Para se ter uma ideia do contraste, na Argentina, a taxa de homicídios é de 5 por 100 mil habitantes.
Assim, depois de mais de 20 grandes planos de segurança, Chávez decidiu apelar diretamente aos jovens que são os responsáveis pela onda de crimes.
Naquele dia, em Petare, pelo menos parte desses jovens estava escutando. “Por que não seguiríamos esse chamado. Ele estava nos dando uma chance. Nenhum outro presidente havia pedido aos delinquentes que se tornassem ex-delinquentes,” diz Manuel.
Foi então que ele decidiu começar a fundação “El hampa quiere cambiar”.
Segunda chance
Carlos, que também foi resgatado pela fundação, disse à BBC como ele começou a roubar antes de completar 13 anos.
“No meu caso, eu entrei para o crime por ter uma moto. No meu grupo éramos 16, mas hoje só três estão vivos. Começamos a roubar em becos as pessoas que iam e vinham com compras”, conta Carlos.
Aos 30 anos de idade, ele conta como é difícil a vida em um bairro como Petare e como é fácil se tornar um criminoso.
“Quando não se tem dinheiro, é muito fácil aceitar o convite dos grupos organizados. E quando você vê, já está estragado, e agora tem que matar o amigo, e roubar “, lembra.
No crime organizado em Caracas há uma certa hierarquia: “O mais velho, o que cometeu mais homicídios, o que roubou mais, o que vende mais drogas, é o líder do bando”.
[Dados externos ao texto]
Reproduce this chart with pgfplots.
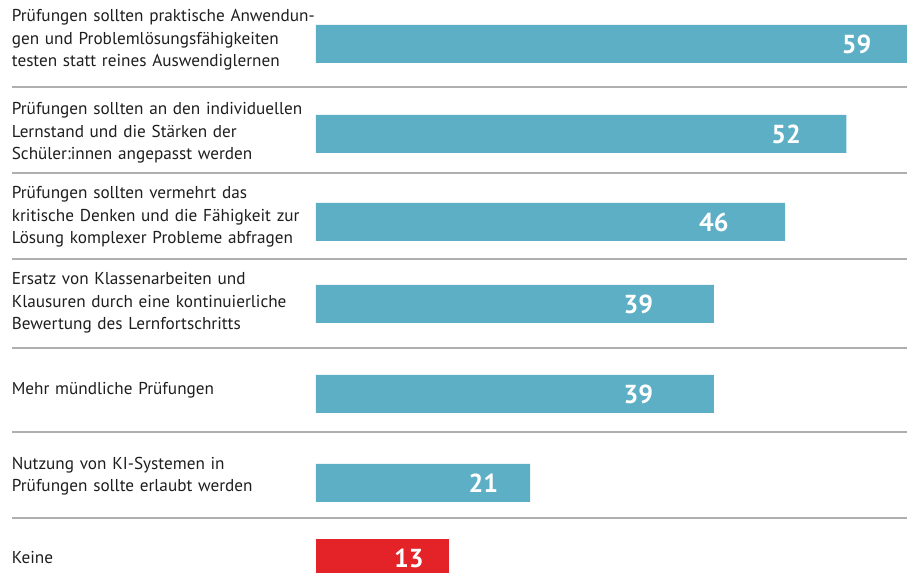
\documentclass[border=0pt]{standalone}
\usepackage{fontspec}
\setmainfont{PT Sans}
\usepackage{pgfplots}
\pgfplotsset{compat=1.18}
\usepackage{pgfplotstable}
\definecolor{barblue}{RGB}{92,175,197}
\definecolor{barred}{RGB}{228,35,40}
\definecolor{sepgray}{RGB}{175,175,175}
\definecolor{txt}{RGB}{30,30,30}

% y = bar centre (px from bottom), v = share in %, dx = label offset from bar end
\pgfplotstableread{
y   v   dx
529 59 -6.0
439 52 -5.9
351 46 -7.0
269 39 -7.4
179 39 -7.4
90  21 -4.6
}\bluedata
\pgfplotstableread{
y  v  dx
15 13 -3.9
}\reddata

\begin{document}
\begin{tikzpicture}
\clip (0,0) rectangle (453.5pt,286.5pt);
\begin{axis}[
    at={(158pt,0pt)}, anchor=south west,
    scale only axis, width=295.5pt, height=286.5pt,
    xmin=0, xmax=57.94, ymin=0, ymax=573,
    clip=false,
    axis line style={draw=none},
    major tick style={draw=none},
    xtick=\empty,
    ytick={533,440,356,270,183,97,15},
    yticklabels={
        {Prüfungen sollten praktische Anwendun-\\gen und Problemlösungsfähigkeiten\\testen statt reines Auswendiglernen},
        {Prüfungen sollten an den individuellen\\Lernstand und die Stärken der\\Schüler:innen angepasst werden},
        {Prüfungen sollten vermehrt das\\kritische Denken und die Fähigkeit zur\\Lösung komplexer Probleme abfragen},
        {Ersatz von Klassenarbeiten und\\Klausuren durch eine kontinuierliche\\Bewertung des Lernfortschritts},
        {Mehr mündliche Prüfungen},
        {Nutzung von KI-Systemen in\\Prüfungen sollte erlaubt werden},
        {Keine}},
    yticklabel style={text width=170pt, align=left, anchor=west, inner xsep=0pt,
        xshift=-148pt, text=txt, font=\fontsize{8.6}{11.25}\selectfont},
    xbar, bar width=19pt, bar shift=0pt,
    point meta=explicit symbolic,
    nodes near coords={\pgfplotspointmeta},
    visualization depends on={\thisrow{dx} \as \dx},
    every node near coord/.append style={anchor=center, xshift=\dx*5.1pt,
        text=white, font=\bfseries\fontsize{13}{13}\selectfont},
]
    \pgfplotsinvokeforeach{486,400,314,225,141,55}{
        \draw[sepgray, line width=1pt] (axis cs:-29.8,#1) -- (axis cs:60,#1);
    }
    \addplot[draw=none, fill=barblue] table[x=v, y=y, meta=v] {\bluedata};
    \addplot[draw=none, fill=barred] table[x=v, y=y, meta=v] {\reddata};
\end{axis}
\end{tikzpicture}
\end{document}
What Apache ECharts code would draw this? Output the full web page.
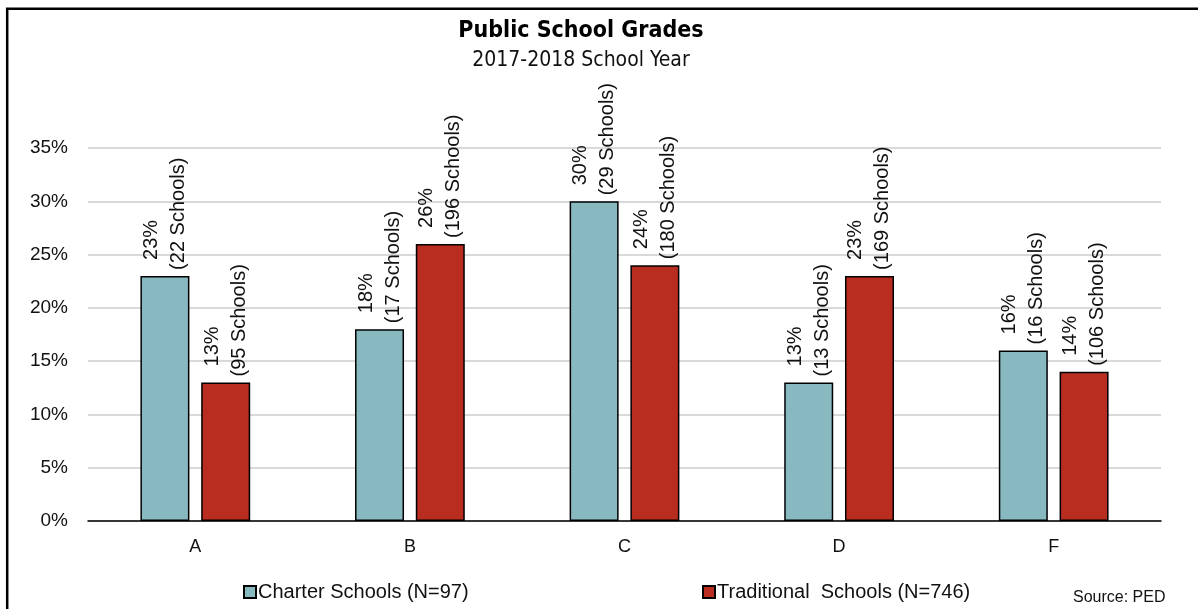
<!DOCTYPE html>
<html>
<head>
<meta charset="utf-8">
<title>Public School Grades</title>
<script src="https://cdn.jsdelivr.net/npm/echarts@6/dist/echarts.min.js"></script>
<style>
  html, body { margin: 0; padding: 0; background: #ffffff; }
  #chart { width: 1198px; height: 609px; }
</style>
</head>
<body>
<div id="chart"></div>
<script>
// Letter grades along the x axis
const grades = ['A', 'B', 'C', 'D', 'F'];

// Share of schools (%) receiving each grade
const charterPct = [23, 18, 30, 13, 16];
const traditionalPct = [13, 26, 24, 23, 14];

// Number of schools receiving each grade
const charterCount = [22, 17, 29, 13, 16];
const traditionalCount = [95, 196, 180, 169, 106];

// Y axis range and step (percent)
const yMax = 35;
const yStep = 5;

const seriesNames = ['Charter Schools (N=97)', 'Traditional  Schools (N=746)'];

const sansFont = '"Liberation Sans", Arial, sans-serif';
const narrowFont = '"Liberation Sans Narrow", "DejaVu Sans Condensed", "Liberation Sans", sans-serif';

function barLabel(counts) {
  return {
    show: true,
    position: 'top',
    rotate: 90,
    align: 'left',
    verticalAlign: 'middle',
    distance: 6,
    fontFamily: sansFont,
    fontSize: 20,
    lineHeight: 27,
    color: '#111111',
    formatter: function (p) {
      return '{pct|' + p.value + '%}\n{cnt|(' + counts[p.dataIndex] + ' Schools)}';
    },
    rich: {
      pct: { fontFamily: sansFont, fontSize: 20, lineHeight: 27, color: '#111111', padding: [0, 0, 0, 10] },
      cnt: { fontFamily: sansFont, fontSize: 20, lineHeight: 27, color: '#111111' }
    }
  };
}

function legendBlock(name, left) {
  return {
    data: [name],
    left: left,
    top: 582,
    padding: 0,
    itemWidth: 12,
    itemHeight: 12,
    itemGap: 0,
    icon: 'rect',
    textStyle: { fontFamily: sansFont, fontSize: 20, color: '#111111', padding: [0, 0, 0, -3] }
  };
}

const chart = echarts.init(document.getElementById('chart'), null, { renderer: 'canvas' });

chart.setOption({
  backgroundColor: '#ffffff',
  animation: false,
  title: [
    {
      text: 'Public School Grades',
      left: 576,
      top: 15,
      textAlign: 'center',
      textStyle: { fontFamily: narrowFont, fontWeight: 'bold', fontSize: 23, color: '#000000' }
    },
    {
      text: '2017-2018 School Year',
      left: 576,
      top: 45,
      textAlign: 'center',
      textStyle: { fontFamily: narrowFont, fontWeight: 'normal', fontSize: 21, color: '#111111' }
    },
    {
      text: 'Source: PED',
      left: 1068,
      top: 585,
      textStyle: { fontFamily: sansFont, fontWeight: 'normal', fontSize: 16, color: '#111111' }
    }
  ],
  legend: [
    legendBlock(seriesNames[0], 243),
    legendBlock(seriesNames[1], 702)
  ],
  grid: {
    left: 88,
    right: 37,
    top: 148,
    bottom: 88
  },
  xAxis: {
    type: 'category',
    data: grades,
    axisLine: { show: true, lineStyle: { color: '#000000', width: 1.5 } },
    axisTick: { show: false },
    axisLabel: { fontFamily: sansFont, fontSize: 18, color: '#111111', margin: 17 }
  },
  yAxis: {
    type: 'value',
    min: 0,
    max: yMax,
    interval: yStep,
    axisLine: { show: false },
    axisTick: { show: false },
    axisLabel: {
      fontFamily: sansFont,
      fontSize: 19,
      color: '#111111',
      margin: 20,
      formatter: '{value}%'
    },
    splitLine: { show: true, lineStyle: { color: '#d9d9d9', width: 2 } }
  },
  series: [
    {
      name: seriesNames[0],
      type: 'bar',
      data: charterPct,
      barWidth: 49,
      barGap: '24%',
      itemStyle: { color: '#88b9c1', borderColor: '#000000', borderWidth: 1.5 },
      label: barLabel(charterCount)
    },
    {
      name: seriesNames[1],
      type: 'bar',
      data: traditionalPct,
      barWidth: 49,
      barGap: '24%',
      itemStyle: { color: '#b92d20', borderColor: '#000000', borderWidth: 1.5 },
      label: barLabel(traditionalCount)
    }
  ],
  graphic: [
    {
      // frame around the chart
      type: 'rect',
      silent: true,
      shape: { x: 7.2, y: 8.7, width: 1300, height: 800 },
      style: { fill: 'none', stroke: '#000000', lineWidth: 2.5 }
    }
  ]
});
</script>
</body>
</html>
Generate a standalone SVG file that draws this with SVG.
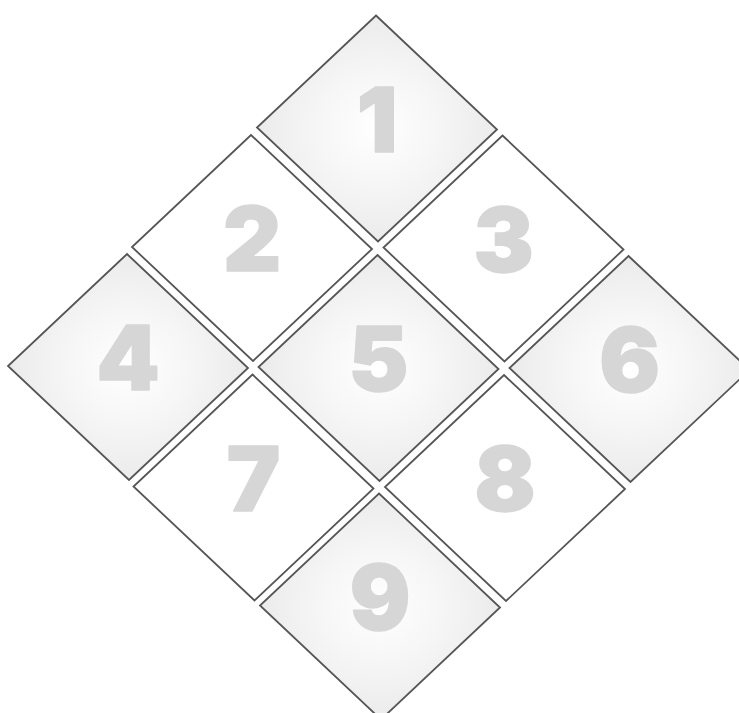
<svg xmlns="http://www.w3.org/2000/svg" xmlns:xlink="http://www.w3.org/1999/xlink" width="739" height="713" viewBox="0 0 739 713">
  <defs>
    <radialGradient id="glow" cx="0.5" cy="0.5" r="0.5">
      <stop offset="0" stop-color="#ffffff"/>
      <stop offset="0.5" stop-color="#f6f6f6"/>
      <stop offset="1" stop-color="#ebebeb"/>
    </radialGradient>
    <path id="tile" d="M -1,-113 L 120,1 L 1,113 L -120,-1 Z"/>
  </defs>
  <style>
    .shaded { fill: url(#glow); stroke: #555555; stroke-width: 1.8; }
    .plain { fill: #ffffff; stroke: #555555; stroke-width: 1.8; }
    .num { font-family: Inter, "Liberation Sans", sans-serif; font-weight: 900; font-size: 90px; fill: #d6d6d6; stroke: #d6d6d6; stroke-width: 1.5; stroke-linejoin: round; text-anchor: middle; }
  </style>
  <rect width="739" height="713" fill="#ffffff"/>
  <g id="node-1" transform="translate(377,128.5)">
    <use xlink:href="#tile" href="#tile" class="shaded"/>
    <text class="num" x="0" y="23">1</text>
  </g>
  <g id="node-2" transform="translate(252,248)">
    <use xlink:href="#tile" href="#tile" class="plain"/>
    <text class="num" x="0" y="23">2</text>
  </g>
  <g id="node-3" transform="translate(503.5,248.5)">
    <use xlink:href="#tile" href="#tile" class="plain"/>
    <text class="num" x="0" y="23">3</text>
  </g>
  <g id="node-4" transform="translate(128,367)">
    <use xlink:href="#tile" href="#tile" class="shaded"/>
    <text class="num" x="0" y="23">4</text>
  </g>
  <g id="node-5" transform="translate(378.5,368)">
    <use xlink:href="#tile" href="#tile" class="shaded"/>
    <text class="num" x="0" y="23">5</text>
  </g>
  <g id="node-6" transform="translate(629.5,369)">
    <use xlink:href="#tile" href="#tile" class="shaded"/>
    <text class="num" x="0" y="23">6</text>
  </g>
  <g id="node-7" transform="translate(253.5,487.5)">
    <use xlink:href="#tile" href="#tile" class="plain"/>
    <text class="num" x="0" y="23">7</text>
  </g>
  <g id="node-8" transform="translate(505,488)">
    <use xlink:href="#tile" href="#tile" class="plain"/>
    <text class="num" x="0" y="23">8</text>
  </g>
  <g id="node-9" transform="translate(380,606.5)">
    <use xlink:href="#tile" href="#tile" class="shaded"/>
    <text class="num" x="0" y="23">9</text>
  </g>
  <g id="connectors"/>
</svg>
Carlos diz que está reabilitado, mas ele e seus companheiros, além de serem rejeitados pelos que se recusam a deixar a vida marginal, também enfrentam o ceticismo de muitos venezuelanos que não acreditam a redenção seja possível para pessoas como eles.
Um oficial da Guarda Nacional, por exemplo, em uma conversa informal com a BBC Mundo, expressou dúvidas sobre a iniciativa. “Agora eles estão se fazendo de bonzinhos, mas ainda são os mesmos”, disse ele.
No entanto, Fernando rebate e diz ser justo ter uma nova chance. “Eu e meus companheiros cometemos crimes pequenos. Mas estamos aqui e não queremos mais criar problemas.”
“Assim como nós conseguimos sair do crime, estamos mostrando aos jovens delinquentes que eles também podem sentar aqui e falar. Todo mundo tem direito a uma segunda chance.”